Continued demand for high-end condominiums in old developments
Old condos have a lot to offer, but there are things to be aware of
There has been continued demand for used high-end condominium units in older buildings in Bangkok where prices have grown at a much slower pace than new projects. While older condominium developments offer many other advantages than more affordable prices, there are a few pitfalls for prospective buyers to weight against.
Both Thais and foreigners looking for an upmarket condominium, particularly for their own use, have a keen interest in more affordable units in old developments, aged 20 years or above. Some of these condominiums may be offered at prices as low as half of those commanded by units in newly completed buildings or under construction projects.

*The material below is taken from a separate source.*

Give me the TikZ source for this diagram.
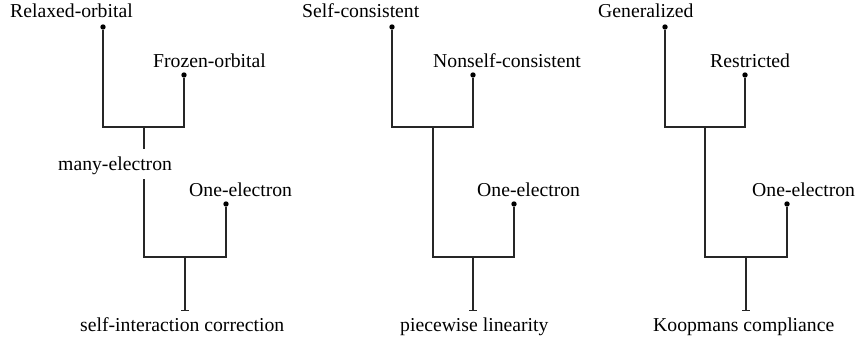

Asides from lower prices, what buyers like most about older buildings is spaciousness. For example, while 2-bedroom units in new condominium buildings are sized between 55 and 60 square metres of space, 2-bedroom units in many aged buildings feature 70 square metres. Old-generation condominium buildings also provide more spacious common area, more parking spaces and full recreational facilities from large swimming pools, fitness/sauna rooms and children's playground to tennis courts, which are not typically provided in many new condominium projects.
For these reasons, it comes as no surprise that it is hard to find units that are offered for sale by existing owners in several older upmarket condominium buildings, particularly those with professional management.
However, every coin has two sides. There are a number of less favourable aspects that purchasers of units in aged condominium developments may consider.
Generally, newer condominium buildings attract tenants more easily. Therefore, purchases of used units in older buildings for rental income can be challenging unless the building occupies an exceptionally prime location, with easy access to a BTS or MRT station, where leasing demand is strong.
In addition, building age issues can occur in terms of maintenance and repairs, particularly when the building is not well managed. Though it may be difficult for prospective buyers to tell if the property is managed professionally until they move in, the profile and track record of the property manager or property management firm can be used as a primary assessment criterion.
Technologies continue to evolve and keep improving and enhancing the way buildings are designed, constructed and operated, and answer the occupiers' needs.
Units in most of the old generation buildings feature large balconies that may be considered as be an inefficient use of space today. Refurbishment may help boost efficiency but those who plan to purchase and refurbish these units must check out the house regulations with the condominium juristic person. Any refurbishment involving structural changes may be prohibited in some buildings.
On the safety side, the 1992 Building Safety Control Act requires buildings with over eight floors to have sprinkler systems, heat detectors and other fire safety features such as fire escapes. Though most of the high-end condominium developments constructed before 1992 have these fire safety features, some are not equipped with sprinkler systems. The systems could be installed in buildings that are already constructed but the installation could be difficult because the systems must also be installed in each individual condominium unit.
Other technological advancements that have occurred in the last decade and are now common features in most, new high-end condominium developments include high speed lifts, more efficient waste management systems, better electricity distribution systems and also modern pool designs. These all combine to produce a range of benefits from lower maintenance costs to savings in utility consumptions.
While an upgrade plan can be implemented to keep the building up to these technological advancements, buyers who may be interested in purchasing aged condominiums should also be interested in the condominium accounts, particularly the current level of the sinking fund (saving accounts).
Availability of foreign ownership quota may change anytime when a condo unit changes hands.
The Condominium Act allows foreigners to own the maximum of 49% of the total floor area of all units in a condominium building combined. Supposing that a condominium development comprises a total 100 units of the same size, foreigners can own up to 49 units.
Generally, foreign ownership accounts for approximately 30% in existing high-end condominium buildings, and thus resale of a Thai-owned unit to a foreigner generally is not an issue. However, there are cases where Thai owners sold their units to foreign buyers without knowing the foreign ownership quota had been reached, and thus the ownership of unit could not be transferred at the Land Department. While this event could happen in both new and old condominium developments, it could be seen more often in old prime condominium developments that are exceptionally popular among foreign buyers.
To avoid any complication in this aspect the seller and buyer can ask the property manager or the condominium juristic person for the foreign freehold ratio. This is usually updated each year ahead of the annual general meeting and is the responsibility of the condominium juristic manager to maintain.
It's apparent that old-generation condominium developments in Bangkok have a number of unique advantages that continue to attract buy interest. But they also come with some disadvantages. Some of these can be looked over or rectified, and others must be weighted hard.